[Task prompt] Make an exact copy of the lines, leaving the pictures out.
----- Recorded data -----
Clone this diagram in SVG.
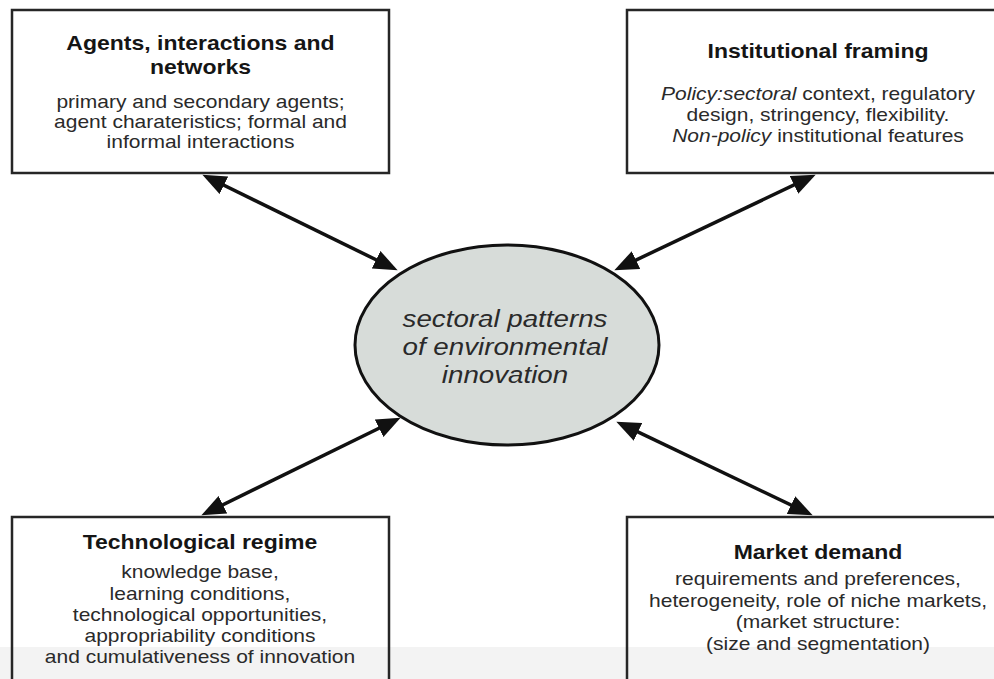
<svg xmlns="http://www.w3.org/2000/svg" width="994" height="679" viewBox="0 0 994 679">
<style>
  .box { fill: none; stroke: #262626; stroke-width: 2.5; }
  .title { font-family: "Liberation Sans", Arial, sans-serif; font-weight: bold; font-size: 19.5px; fill: #151515; text-anchor: middle; }
  .body { font-family: "Liberation Sans", Arial, sans-serif; font-size: 17.8px; fill: #2a2a2a; text-anchor: middle; }
  .center { font-family: "Liberation Sans", Arial, sans-serif; font-style: italic; font-size: 23.5px; fill: #2a2a2a; text-anchor: middle; }
  .it { font-style: italic; }
  .conn { stroke: #111; stroke-width: 3.5; fill: none; marker-start: url(#ah); marker-end: url(#ah); }
</style>
<defs>
  <marker id="ah" markerUnits="userSpaceOnUse" markerWidth="24" markerHeight="20" refX="14" refY="9" orient="auto-start-reverse" viewBox="0 0 22 18">
    <path d="M0,0 L22,9 L0,18 z" fill="#111"/>
  </marker>
</defs>
<rect x="0" y="0" width="994" height="679" fill="#ffffff"/>
<rect x="0" y="647" width="994" height="32" fill="#f3f3f3"/>

<g id="connectors">
  <line class="conn" x1="210.2" y1="178.5" x2="389.8" y2="266.5"/>
  <line class="conn" x1="807.8" y1="178.4" x2="622.2" y2="266.6"/>
  <line class="conn" x1="209.2" y1="511.5" x2="392.8" y2="421.5"/>
  <line class="conn" x1="804.8" y1="511.6" x2="624.2" y2="425.4"/>
</g>

<g id="agents">
  <rect class="box" x="12" y="10" width="377" height="163"/>
  <g transform="translate(200.5,0) scale(1.18,1)">
    <text class="title" x="0" y="50">Agents, interactions and</text>
    <text class="title" x="0" y="74">networks</text>
    <text class="body" x="0" y="108">primary and secondary agents;</text>
    <text class="body" x="0" y="128">agent charateristics; formal and</text>
    <text class="body" x="0" y="148">informal interactions</text>
  </g>
</g>

<g id="institutional">
  <rect class="box" x="627" y="10" width="380" height="163"/>
  <g transform="translate(818,0) scale(1.18,1)">
    <text class="title" x="0" y="58">Institutional framing</text>
    <text class="body" x="0" y="100"><tspan class="it">Policy:sectoral</tspan> context, regulatory</text>
    <text class="body" x="0" y="121">design, stringency, flexibility.</text>
    <text class="body" x="0" y="142"><tspan class="it">Non-policy</tspan> institutional features</text>
  </g>
</g>

<g id="technological">
  <rect class="box" x="12" y="517" width="377" height="180"/>
  <g transform="translate(200,0) scale(1.18,1)">
    <text class="title" x="0" y="549">Technological regime</text>
    <text class="body" x="0" y="578">knowledge base,</text>
    <text class="body" x="0" y="600">learning conditions,</text>
    <text class="body" x="0" y="621">technological opportunities,</text>
    <text class="body" x="0" y="642">appropriability conditions</text>
    <text class="body" x="0" y="663">and cumulativeness of innovation</text>
  </g>
</g>

<g id="market">
  <rect class="box" x="627" y="517" width="380" height="180"/>
  <g transform="translate(818,0) scale(1.18,1)">
    <text class="title" x="0" y="559">Market demand</text>
    <text class="body" x="0" y="585">requirements and preferences,</text>
    <text class="body" x="0" y="607">heterogeneity, role of niche markets,</text>
    <text class="body" x="0" y="628">(market structure:</text>
    <text class="body" x="0" y="650">(size and segmentation)</text>
  </g>
</g>

<g id="sectoral">
  <ellipse cx="507" cy="345" rx="152" ry="100" fill="#d7dcd9" stroke="#111" stroke-width="3"/>
  <g transform="translate(505,0) scale(1.18,1)">
    <text class="center" x="0" y="327">sectoral patterns</text>
    <text class="center" x="0" y="355">of environmental</text>
    <text class="center" x="0" y="383">innovation</text>
  </g>
</g>
</svg>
-----
[Correct response]
Clone this diagram in SVG.
<svg xmlns="http://www.w3.org/2000/svg" width="994" height="679" viewBox="0 0 994 679">
<style>
  .box { fill: none; stroke: #262626; stroke-width: 2.5; }
  .title { font-family: "Liberation Sans", Arial, sans-serif; font-weight: bold; font-size: 19.5px; fill: #151515; text-anchor: middle; }
  .body { font-family: "Liberation Sans", Arial, sans-serif; font-size: 17.8px; fill: #2a2a2a; text-anchor: middle; }
  .center { font-family: "Liberation Sans", Arial, sans-serif; font-style: italic; font-size: 23.5px; fill: #2a2a2a; text-anchor: middle; }
  .it { font-style: italic; }
  .conn { stroke: #111; stroke-width: 3.5; fill: none; marker-start: url(#ah); marker-end: url(#ah); }
</style>
<defs>
  <marker id="ah" markerUnits="userSpaceOnUse" markerWidth="24" markerHeight="20" refX="14" refY="9" orient="auto-start-reverse" viewBox="0 0 22 18">
    <path d="M0,0 L22,9 L0,18 z" fill="#111"/>
  </marker>
</defs>
<rect x="0" y="0" width="994" height="679" fill="#ffffff"/>
<rect x="0" y="647" width="994" height="32" fill="#f3f3f3"/>

<g id="connectors">
  <line class="conn" x1="210.2" y1="178.5" x2="389.8" y2="266.5"/>
  <line class="conn" x1="807.8" y1="178.4" x2="622.2" y2="266.6"/>
  <line class="conn" x1="209.2" y1="511.5" x2="392.8" y2="421.5"/>
  <line class="conn" x1="804.8" y1="511.6" x2="624.2" y2="425.4"/>
</g>

<g id="agents">
  <rect class="box" x="12" y="10" width="377" height="163"/>
  <g transform="translate(200.5,0) scale(1.18,1)">
    <text class="title" x="0" y="50">Agents, interactions and</text>
    <text class="title" x="0" y="74">networks</text>
    <text class="body" x="0" y="108">primary and secondary agents;</text>
    <text class="body" x="0" y="128">agent charateristics; formal and</text>
    <text class="body" x="0" y="148">informal interactions</text>
  </g>
</g>

<g id="institutional">
  <rect class="box" x="627" y="10" width="380" height="163"/>
  <g transform="translate(818,0) scale(1.18,1)">
    <text class="title" x="0" y="58">Institutional framing</text>
    <text class="body" x="0" y="100"><tspan class="it">Policy:sectoral</tspan> context, regulatory</text>
    <text class="body" x="0" y="121">design, stringency, flexibility.</text>
    <text class="body" x="0" y="142"><tspan class="it">Non-policy</tspan> institutional features</text>
  </g>
</g>

<g id="technological">
  <rect class="box" x="12" y="517" width="377" height="180"/>
  <g transform="translate(200,0) scale(1.18,1)">
    <text class="title" x="0" y="549">Technological regime</text>
    <text class="body" x="0" y="578">knowledge base,</text>
    <text class="body" x="0" y="600">learning conditions,</text>
    <text class="body" x="0" y="621">technological opportunities,</text>
    <text class="body" x="0" y="642">appropriability conditions</text>
    <text class="body" x="0" y="663">and cumulativeness of innovation</text>
  </g>
</g>

<g id="market">
  <rect class="box" x="627" y="517" width="380" height="180"/>
  <g transform="translate(818,0) scale(1.18,1)">
    <text class="title" x="0" y="559">Market demand</text>
    <text class="body" x="0" y="585">requirements and preferences,</text>
    <text class="body" x="0" y="607">heterogeneity, role of niche markets,</text>
    <text class="body" x="0" y="628">(market structure:</text>
    <text class="body" x="0" y="650">(size and segmentation)</text>
  </g>
</g>

<g id="sectoral">
  <ellipse cx="507" cy="345" rx="152" ry="100" fill="#d7dcd9" stroke="#111" stroke-width="3"/>
  <g transform="translate(505,0) scale(1.18,1)">
    <text class="center" x="0" y="327">sectoral patterns</text>
    <text class="center" x="0" y="355">of environmental</text>
    <text class="center" x="0" y="383">innovation</text>
  </g>
</g>
</svg>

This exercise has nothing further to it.